Just as important, the emergency was big enough to give county officials insight into what they could do better next time—insight that could help the county respond more effectively during a more serious emergency.

On most people’s minds these days are procedures and protocols used to respond to a shooting. Evacuations are common during these incidents, and the sooner people can escape a building and harm’s way, the better. According to the county’s assessment, it took 20 minutes for the courthouse to be evacuated. It’s difficult to say how much time the evacuation should have taken, but the Facilities Management Director Brent Sutherland said it should happen faster.

Sheriff’s office Cmdr. Craig Strouse, who worked in a command post set up near the courthouse, told The Gazette the response to the spill “ran pretty smooth from the sheriff’s office perspective.” He didn’t identify any problems and noted he hadn’t seen the county’s assessment.

But one of the more troubling aspects of the county’s assessment relates to the time and effort spent locating key personnel during the incident. The assessment recommends the creation of an evacuation gathering point to bring together the facilities manager, risk manager and anyone else needed for an emergency.

A related concern is the need for a better method for communicating with courthouse employees. The county uses a phone tree to alert employees during an emergency. Not surprisingly, the phone tree proved inefficient. It takes too much time to reach everyone and risks missing someone.

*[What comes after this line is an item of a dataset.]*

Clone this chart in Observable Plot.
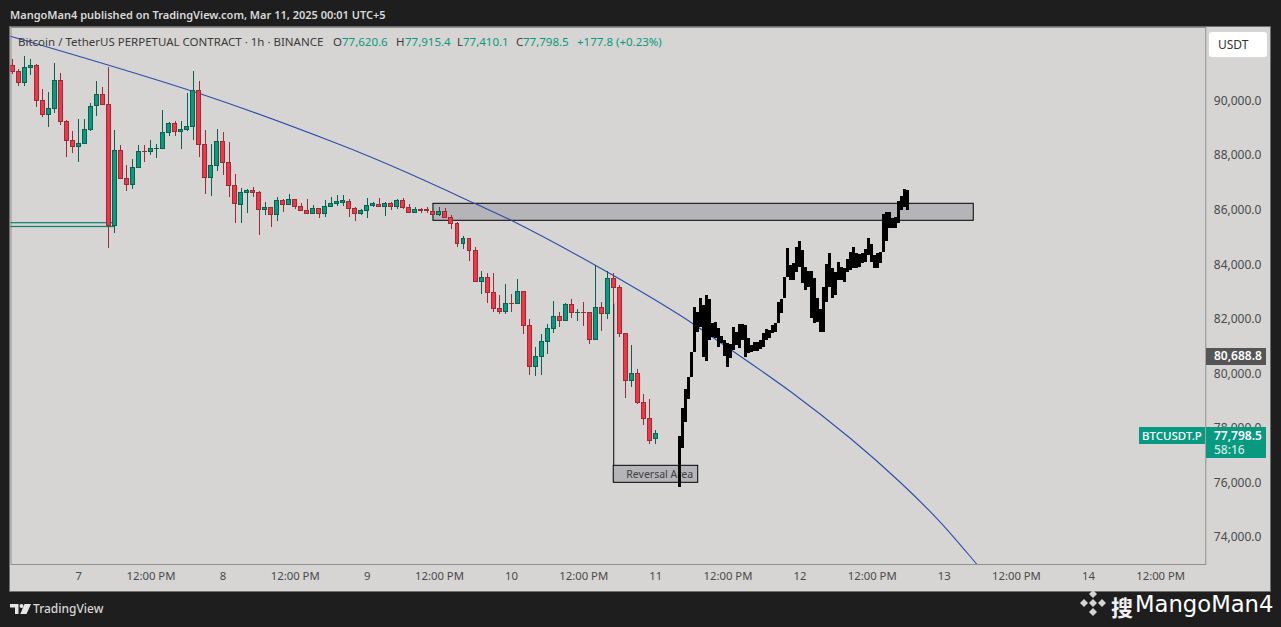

The assessment recommended the county purchase the Rave Alert system, which instantly can send automated text, voicemail and email notices to staff. Rave Alert would cost $1,000 to install and $5,000 a year to maintain, a worthwhile expense if the service can help minimize confusion during an evacuation.

The assessment concluded the county also should have opened its emergency operation center. “Next, even for small events, the EOC will be opened,” the report states. Having the EOC opened would have assisted officials in communicating with each other and the public.

Small events can sometimes snowball into larger ones, and a decision to not open the EOC could cost the county valuable time should an emergency become more serious than initially realized. Much preferable is the decision to open the EOC and not need it than the decision to not open the EOC and later regret it.

Sutherland told a Rock County Board committee last week that the employee responsible for mixing the chemicals that triggered the evacuation was “beating themselves up pretty hard” and that he was “very, very remorseful.”

No disciplinary action is necessary, Sutherland said, because it was an “honest mistake.”

It was the sort of mistake that might end up doing the county a lot of good. Some problems with the county’s response came to light, and they probably would have gone unnoticed without him mixing those chemicals July 19. We hope the employee takes solace in the many lessons learned from the ordeal.